> TASK INSTRUCTIONS:
From the listing that follows, reproduce only the lines from the one holding "Reproduce this chart with Plotly." through the one holding "y_ticks = [0, 20, 40, 60, 80]", both included, with no pictures.

BEGIN SUPPLIED DATA

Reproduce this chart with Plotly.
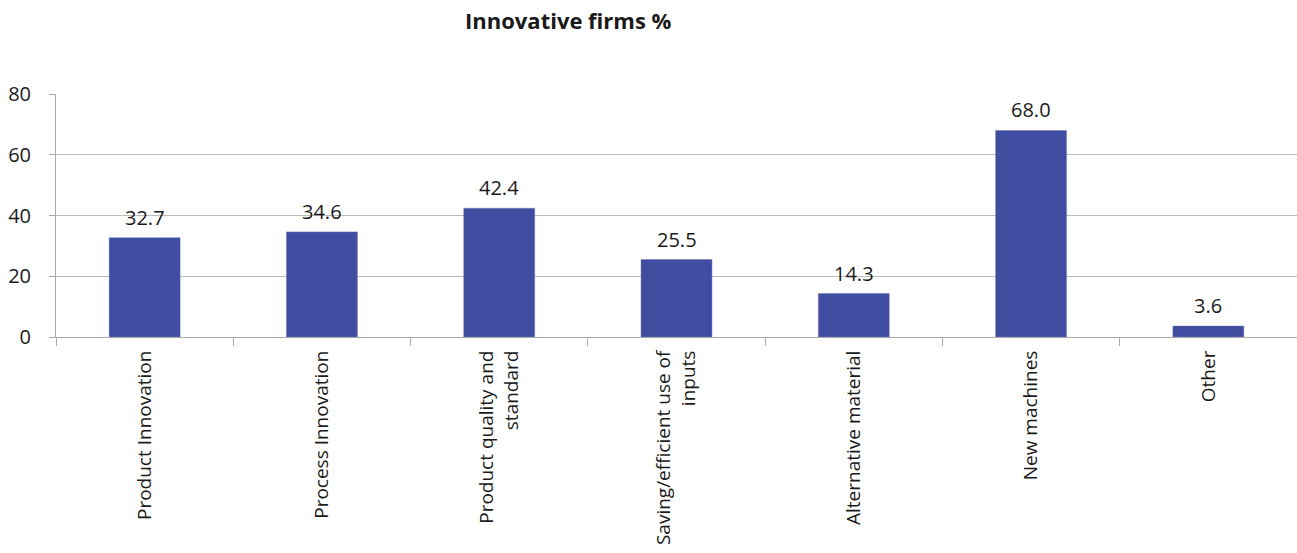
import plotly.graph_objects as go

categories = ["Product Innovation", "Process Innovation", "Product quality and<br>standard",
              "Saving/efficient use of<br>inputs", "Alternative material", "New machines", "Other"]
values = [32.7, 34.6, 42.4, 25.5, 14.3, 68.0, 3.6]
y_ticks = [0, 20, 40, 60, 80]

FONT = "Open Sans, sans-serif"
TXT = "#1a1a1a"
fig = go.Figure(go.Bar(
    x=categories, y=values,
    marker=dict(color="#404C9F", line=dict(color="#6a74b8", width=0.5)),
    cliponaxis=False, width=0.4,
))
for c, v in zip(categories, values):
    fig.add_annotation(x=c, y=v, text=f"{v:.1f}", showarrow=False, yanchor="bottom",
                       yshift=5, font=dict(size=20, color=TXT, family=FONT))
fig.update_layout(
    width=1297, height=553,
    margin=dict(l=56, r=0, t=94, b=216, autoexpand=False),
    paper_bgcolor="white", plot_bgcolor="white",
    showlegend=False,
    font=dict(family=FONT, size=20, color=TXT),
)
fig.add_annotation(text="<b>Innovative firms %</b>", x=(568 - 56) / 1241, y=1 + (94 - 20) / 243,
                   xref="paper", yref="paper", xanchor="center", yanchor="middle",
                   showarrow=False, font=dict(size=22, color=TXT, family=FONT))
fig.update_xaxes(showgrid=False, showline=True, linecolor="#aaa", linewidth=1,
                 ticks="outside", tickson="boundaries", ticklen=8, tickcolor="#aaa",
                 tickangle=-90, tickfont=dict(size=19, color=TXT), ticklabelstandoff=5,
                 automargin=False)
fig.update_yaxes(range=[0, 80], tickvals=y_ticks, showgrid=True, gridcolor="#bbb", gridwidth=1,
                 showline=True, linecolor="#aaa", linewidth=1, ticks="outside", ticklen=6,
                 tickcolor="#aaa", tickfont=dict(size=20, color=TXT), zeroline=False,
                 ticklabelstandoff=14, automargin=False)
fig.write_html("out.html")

END SUPPLIED DATA
BEGIN SUPPLIED DATA

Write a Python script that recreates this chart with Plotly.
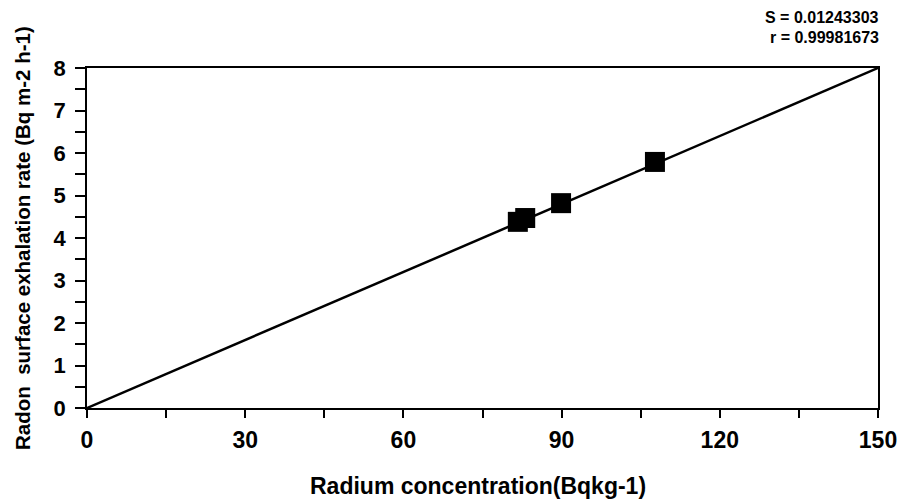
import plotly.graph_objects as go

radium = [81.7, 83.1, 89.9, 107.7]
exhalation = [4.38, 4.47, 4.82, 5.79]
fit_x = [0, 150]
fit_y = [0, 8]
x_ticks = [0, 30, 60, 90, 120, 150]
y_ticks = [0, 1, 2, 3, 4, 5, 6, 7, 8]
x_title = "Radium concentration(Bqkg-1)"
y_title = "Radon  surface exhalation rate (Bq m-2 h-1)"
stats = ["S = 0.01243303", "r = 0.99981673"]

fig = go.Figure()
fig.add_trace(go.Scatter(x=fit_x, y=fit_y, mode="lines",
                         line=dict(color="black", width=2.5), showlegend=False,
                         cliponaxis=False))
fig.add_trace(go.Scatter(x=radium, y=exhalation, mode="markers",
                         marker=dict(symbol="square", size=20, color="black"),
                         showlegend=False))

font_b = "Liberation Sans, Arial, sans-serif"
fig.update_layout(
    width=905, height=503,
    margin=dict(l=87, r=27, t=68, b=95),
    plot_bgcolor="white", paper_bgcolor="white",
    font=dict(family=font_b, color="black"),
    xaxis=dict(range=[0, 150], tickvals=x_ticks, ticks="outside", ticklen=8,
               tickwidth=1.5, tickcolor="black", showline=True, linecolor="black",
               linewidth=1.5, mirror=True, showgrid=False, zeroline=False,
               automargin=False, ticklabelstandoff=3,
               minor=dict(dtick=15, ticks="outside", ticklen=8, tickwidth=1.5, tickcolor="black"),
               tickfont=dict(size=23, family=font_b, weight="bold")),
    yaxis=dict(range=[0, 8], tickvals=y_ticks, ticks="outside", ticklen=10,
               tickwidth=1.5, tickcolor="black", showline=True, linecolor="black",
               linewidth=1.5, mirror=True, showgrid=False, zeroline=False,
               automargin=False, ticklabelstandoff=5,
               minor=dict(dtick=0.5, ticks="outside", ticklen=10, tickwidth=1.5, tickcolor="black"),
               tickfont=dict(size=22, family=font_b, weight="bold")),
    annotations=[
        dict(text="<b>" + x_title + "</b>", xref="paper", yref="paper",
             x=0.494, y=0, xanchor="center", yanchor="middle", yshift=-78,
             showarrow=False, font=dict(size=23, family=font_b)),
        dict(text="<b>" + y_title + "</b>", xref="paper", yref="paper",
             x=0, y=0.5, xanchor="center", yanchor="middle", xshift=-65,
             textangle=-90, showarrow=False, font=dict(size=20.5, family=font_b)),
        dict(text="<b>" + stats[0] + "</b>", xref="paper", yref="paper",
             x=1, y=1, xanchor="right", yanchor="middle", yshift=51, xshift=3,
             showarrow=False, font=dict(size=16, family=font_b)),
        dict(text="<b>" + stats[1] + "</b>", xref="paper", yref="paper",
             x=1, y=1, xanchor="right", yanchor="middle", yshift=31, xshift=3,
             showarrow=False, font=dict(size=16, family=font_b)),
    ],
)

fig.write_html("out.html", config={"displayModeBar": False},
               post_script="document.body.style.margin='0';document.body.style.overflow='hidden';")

END SUPPLIED DATA

> SOLUTION TO THIS PROBLEM:
Reproduce this chart with Plotly.
import plotly.graph_objects as go

categories = ["Product Innovation", "Process Innovation", "Product quality and<br>standard",
              "Saving/efficient use of<br>inputs", "Alternative material", "New machines", "Other"]
values = [32.7, 34.6, 42.4, 25.5, 14.3, 68.0, 3.6]
y_ticks = [0, 20, 40, 60, 80]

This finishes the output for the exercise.